-- BEGIN --

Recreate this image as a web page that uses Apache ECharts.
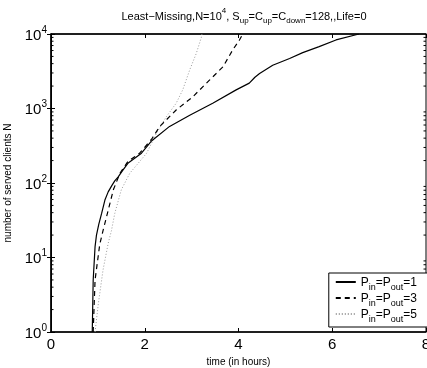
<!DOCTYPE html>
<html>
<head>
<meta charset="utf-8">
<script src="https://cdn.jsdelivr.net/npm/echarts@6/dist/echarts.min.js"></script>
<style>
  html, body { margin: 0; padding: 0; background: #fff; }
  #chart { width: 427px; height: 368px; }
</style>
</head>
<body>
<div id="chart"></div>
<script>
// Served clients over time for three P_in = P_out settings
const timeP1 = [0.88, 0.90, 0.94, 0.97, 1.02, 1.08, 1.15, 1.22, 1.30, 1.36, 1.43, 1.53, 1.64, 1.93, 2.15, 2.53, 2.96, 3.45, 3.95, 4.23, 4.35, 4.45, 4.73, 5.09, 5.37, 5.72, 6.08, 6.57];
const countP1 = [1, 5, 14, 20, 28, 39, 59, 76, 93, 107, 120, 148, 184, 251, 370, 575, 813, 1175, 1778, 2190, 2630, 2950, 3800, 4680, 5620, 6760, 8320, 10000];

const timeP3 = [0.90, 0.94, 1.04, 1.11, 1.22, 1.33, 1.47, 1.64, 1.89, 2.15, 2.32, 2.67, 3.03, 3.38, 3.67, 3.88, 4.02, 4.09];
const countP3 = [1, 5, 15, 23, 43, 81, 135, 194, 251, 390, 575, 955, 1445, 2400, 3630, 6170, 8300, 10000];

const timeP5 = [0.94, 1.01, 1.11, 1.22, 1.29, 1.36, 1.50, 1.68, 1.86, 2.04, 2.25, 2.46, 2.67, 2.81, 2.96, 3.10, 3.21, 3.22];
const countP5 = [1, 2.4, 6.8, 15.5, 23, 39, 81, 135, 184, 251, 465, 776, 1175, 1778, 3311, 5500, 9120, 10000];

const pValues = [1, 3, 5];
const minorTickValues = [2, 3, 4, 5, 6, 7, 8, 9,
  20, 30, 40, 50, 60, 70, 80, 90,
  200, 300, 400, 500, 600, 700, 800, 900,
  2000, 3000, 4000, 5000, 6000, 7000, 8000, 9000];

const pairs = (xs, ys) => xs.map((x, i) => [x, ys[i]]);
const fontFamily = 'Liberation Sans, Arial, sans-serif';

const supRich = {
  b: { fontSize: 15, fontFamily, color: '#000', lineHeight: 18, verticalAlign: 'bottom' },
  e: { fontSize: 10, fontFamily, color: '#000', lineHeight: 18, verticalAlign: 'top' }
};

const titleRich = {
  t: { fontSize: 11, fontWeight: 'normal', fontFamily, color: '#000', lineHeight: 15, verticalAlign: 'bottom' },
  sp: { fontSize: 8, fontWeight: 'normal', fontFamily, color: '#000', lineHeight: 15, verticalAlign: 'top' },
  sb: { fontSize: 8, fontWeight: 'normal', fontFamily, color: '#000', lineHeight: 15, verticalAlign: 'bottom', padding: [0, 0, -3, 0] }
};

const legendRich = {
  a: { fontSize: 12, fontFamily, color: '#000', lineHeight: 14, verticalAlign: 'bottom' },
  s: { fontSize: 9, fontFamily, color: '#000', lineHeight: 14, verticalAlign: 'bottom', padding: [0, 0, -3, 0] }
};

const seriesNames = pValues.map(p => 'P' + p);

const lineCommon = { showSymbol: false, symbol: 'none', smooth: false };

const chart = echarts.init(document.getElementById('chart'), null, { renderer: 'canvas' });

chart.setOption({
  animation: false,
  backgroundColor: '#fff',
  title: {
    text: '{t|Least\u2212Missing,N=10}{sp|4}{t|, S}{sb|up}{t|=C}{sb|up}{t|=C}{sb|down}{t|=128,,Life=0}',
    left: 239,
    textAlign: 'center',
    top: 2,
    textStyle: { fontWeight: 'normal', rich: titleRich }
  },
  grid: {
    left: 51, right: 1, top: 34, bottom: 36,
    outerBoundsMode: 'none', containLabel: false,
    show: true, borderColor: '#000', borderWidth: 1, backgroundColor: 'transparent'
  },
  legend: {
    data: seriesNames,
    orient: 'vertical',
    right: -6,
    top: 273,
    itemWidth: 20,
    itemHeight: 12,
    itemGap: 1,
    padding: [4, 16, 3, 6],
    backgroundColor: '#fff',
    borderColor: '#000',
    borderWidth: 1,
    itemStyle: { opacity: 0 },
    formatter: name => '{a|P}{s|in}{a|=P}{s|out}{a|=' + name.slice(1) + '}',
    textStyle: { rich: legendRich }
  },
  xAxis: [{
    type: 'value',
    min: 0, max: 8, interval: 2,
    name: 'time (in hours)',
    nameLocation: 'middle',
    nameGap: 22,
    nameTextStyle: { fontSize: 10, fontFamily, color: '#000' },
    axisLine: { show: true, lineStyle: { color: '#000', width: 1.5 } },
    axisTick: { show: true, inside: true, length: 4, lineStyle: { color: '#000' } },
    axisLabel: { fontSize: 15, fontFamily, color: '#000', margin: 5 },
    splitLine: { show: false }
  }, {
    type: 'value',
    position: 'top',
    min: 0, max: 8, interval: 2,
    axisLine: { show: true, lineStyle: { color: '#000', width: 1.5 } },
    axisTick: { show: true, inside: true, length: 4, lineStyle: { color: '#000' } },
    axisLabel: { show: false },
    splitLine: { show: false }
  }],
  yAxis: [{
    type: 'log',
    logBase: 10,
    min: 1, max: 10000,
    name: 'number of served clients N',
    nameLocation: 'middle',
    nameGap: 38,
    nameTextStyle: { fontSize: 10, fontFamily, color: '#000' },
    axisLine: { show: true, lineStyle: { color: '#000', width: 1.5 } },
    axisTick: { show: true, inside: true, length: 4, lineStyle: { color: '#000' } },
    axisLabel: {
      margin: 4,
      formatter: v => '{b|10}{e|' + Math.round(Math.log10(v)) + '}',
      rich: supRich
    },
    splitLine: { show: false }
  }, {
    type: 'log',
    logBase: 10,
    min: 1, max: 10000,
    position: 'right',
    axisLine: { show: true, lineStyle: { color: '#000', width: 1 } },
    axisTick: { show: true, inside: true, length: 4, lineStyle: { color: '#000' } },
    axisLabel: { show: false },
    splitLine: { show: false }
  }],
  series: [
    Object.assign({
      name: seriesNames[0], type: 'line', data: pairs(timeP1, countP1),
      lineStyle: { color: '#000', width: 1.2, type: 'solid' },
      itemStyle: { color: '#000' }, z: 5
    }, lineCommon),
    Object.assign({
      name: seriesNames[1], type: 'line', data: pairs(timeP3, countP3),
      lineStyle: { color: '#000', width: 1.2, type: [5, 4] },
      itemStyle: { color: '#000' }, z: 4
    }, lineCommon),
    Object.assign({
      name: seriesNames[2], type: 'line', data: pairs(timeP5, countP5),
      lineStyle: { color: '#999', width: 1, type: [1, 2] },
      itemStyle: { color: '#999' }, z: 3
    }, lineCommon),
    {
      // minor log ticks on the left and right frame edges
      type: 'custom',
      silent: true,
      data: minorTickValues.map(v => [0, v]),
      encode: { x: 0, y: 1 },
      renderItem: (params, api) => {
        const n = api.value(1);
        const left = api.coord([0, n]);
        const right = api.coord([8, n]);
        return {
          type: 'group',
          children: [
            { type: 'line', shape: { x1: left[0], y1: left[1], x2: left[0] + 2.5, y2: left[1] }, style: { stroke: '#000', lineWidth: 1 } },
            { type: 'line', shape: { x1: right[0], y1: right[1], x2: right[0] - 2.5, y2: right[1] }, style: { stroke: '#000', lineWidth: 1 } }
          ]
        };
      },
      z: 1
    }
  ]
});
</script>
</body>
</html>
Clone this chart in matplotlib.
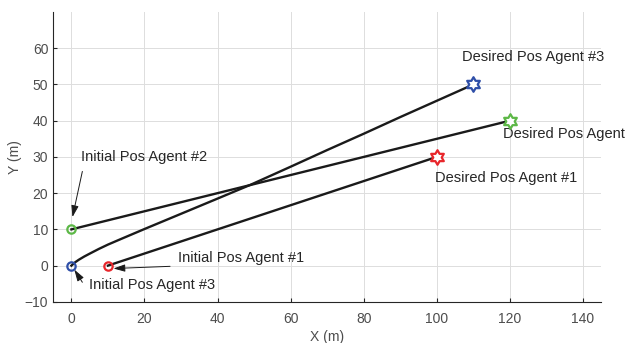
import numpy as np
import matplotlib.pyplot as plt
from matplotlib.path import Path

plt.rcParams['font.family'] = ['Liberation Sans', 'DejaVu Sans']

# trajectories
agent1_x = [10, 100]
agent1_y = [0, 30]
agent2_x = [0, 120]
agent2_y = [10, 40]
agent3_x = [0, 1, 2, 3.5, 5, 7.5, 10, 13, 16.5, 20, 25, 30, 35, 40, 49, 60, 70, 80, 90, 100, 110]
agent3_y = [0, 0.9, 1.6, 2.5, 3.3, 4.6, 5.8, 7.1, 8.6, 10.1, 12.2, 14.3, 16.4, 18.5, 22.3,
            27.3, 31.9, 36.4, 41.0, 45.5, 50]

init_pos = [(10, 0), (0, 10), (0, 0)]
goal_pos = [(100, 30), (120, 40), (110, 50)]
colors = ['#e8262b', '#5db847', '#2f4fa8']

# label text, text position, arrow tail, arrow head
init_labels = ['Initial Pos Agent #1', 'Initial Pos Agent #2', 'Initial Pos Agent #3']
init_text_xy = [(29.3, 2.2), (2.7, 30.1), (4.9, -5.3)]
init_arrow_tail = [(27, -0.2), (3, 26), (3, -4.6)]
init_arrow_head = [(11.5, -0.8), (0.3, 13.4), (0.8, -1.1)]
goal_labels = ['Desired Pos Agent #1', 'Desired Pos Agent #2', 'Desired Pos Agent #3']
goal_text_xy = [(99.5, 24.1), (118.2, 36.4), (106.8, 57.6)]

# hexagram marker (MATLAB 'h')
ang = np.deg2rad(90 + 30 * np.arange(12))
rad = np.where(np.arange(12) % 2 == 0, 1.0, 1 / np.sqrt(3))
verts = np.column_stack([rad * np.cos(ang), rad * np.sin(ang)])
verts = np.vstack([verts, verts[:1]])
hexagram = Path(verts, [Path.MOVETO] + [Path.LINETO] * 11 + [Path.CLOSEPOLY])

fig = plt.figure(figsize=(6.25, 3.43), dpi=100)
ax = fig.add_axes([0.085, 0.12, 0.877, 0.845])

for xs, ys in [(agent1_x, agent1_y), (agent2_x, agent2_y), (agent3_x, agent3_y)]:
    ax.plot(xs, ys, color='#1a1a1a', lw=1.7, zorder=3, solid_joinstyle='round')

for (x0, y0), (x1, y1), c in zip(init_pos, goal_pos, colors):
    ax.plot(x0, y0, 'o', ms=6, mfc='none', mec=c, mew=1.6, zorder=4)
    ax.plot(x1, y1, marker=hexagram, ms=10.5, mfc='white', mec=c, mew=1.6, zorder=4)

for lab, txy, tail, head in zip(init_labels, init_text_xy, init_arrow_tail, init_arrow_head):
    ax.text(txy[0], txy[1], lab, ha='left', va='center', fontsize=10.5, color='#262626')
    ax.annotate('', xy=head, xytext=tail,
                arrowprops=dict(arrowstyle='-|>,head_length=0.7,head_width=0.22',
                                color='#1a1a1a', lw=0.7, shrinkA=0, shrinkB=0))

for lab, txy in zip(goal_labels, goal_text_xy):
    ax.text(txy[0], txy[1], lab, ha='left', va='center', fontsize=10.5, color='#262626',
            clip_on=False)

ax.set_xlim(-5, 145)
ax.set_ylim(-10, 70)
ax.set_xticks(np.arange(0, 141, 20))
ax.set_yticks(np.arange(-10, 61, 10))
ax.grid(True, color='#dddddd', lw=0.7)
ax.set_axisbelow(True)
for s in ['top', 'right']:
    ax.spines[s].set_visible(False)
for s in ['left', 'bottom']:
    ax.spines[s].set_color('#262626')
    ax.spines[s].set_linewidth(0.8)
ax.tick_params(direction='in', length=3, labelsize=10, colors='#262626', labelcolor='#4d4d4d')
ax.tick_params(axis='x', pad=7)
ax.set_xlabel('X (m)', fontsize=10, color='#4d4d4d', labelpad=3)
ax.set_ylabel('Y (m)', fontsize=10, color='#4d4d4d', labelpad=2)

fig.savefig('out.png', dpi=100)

-- END --

• **Set task**:
Repeat the lines of the listing above verbatim, beginning at its first line and ending at the line containing "5500, 9120, 10000];", which is included. Omit pictures.

• **Exercise answer**:
Recreate this image as a web page that uses Apache ECharts.
<!DOCTYPE html>
<html>
<head>
<meta charset="utf-8">
<script src="https://cdn.jsdelivr.net/npm/echarts@6/dist/echarts.min.js"></script>
<style>
  html, body { margin: 0; padding: 0; background: #fff; }
  #chart { width: 427px; height: 368px; }
</style>
</head>
<body>
<div id="chart"></div>
<script>
// Served clients over time for three P_in = P_out settings
const timeP1 = [0.88, 0.90, 0.94, 0.97, 1.02, 1.08, 1.15, 1.22, 1.30, 1.36, 1.43, 1.53, 1.64, 1.93, 2.15, 2.53, 2.96, 3.45, 3.95, 4.23, 4.35, 4.45, 4.73, 5.09, 5.37, 5.72, 6.08, 6.57];
const countP1 = [1, 5, 14, 20, 28, 39, 59, 76, 93, 107, 120, 148, 184, 251, 370, 575, 813, 1175, 1778, 2190, 2630, 2950, 3800, 4680, 5620, 6760, 8320, 10000];

const timeP3 = [0.90, 0.94, 1.04, 1.11, 1.22, 1.33, 1.47, 1.64, 1.89, 2.15, 2.32, 2.67, 3.03, 3.38, 3.67, 3.88, 4.02, 4.09];
const countP3 = [1, 5, 15, 23, 43, 81, 135, 194, 251, 390, 575, 955, 1445, 2400, 3630, 6170, 8300, 10000];

const timeP5 = [0.94, 1.01, 1.11, 1.22, 1.29, 1.36, 1.50, 1.68, 1.86, 2.04, 2.25, 2.46, 2.67, 2.81, 2.96, 3.10, 3.21, 3.22];
const countP5 = [1, 2.4, 6.8, 15.5, 23, 39, 81, 135, 184, 251, 465, 776, 1175, 1778, 3311, 5500, 9120, 10000];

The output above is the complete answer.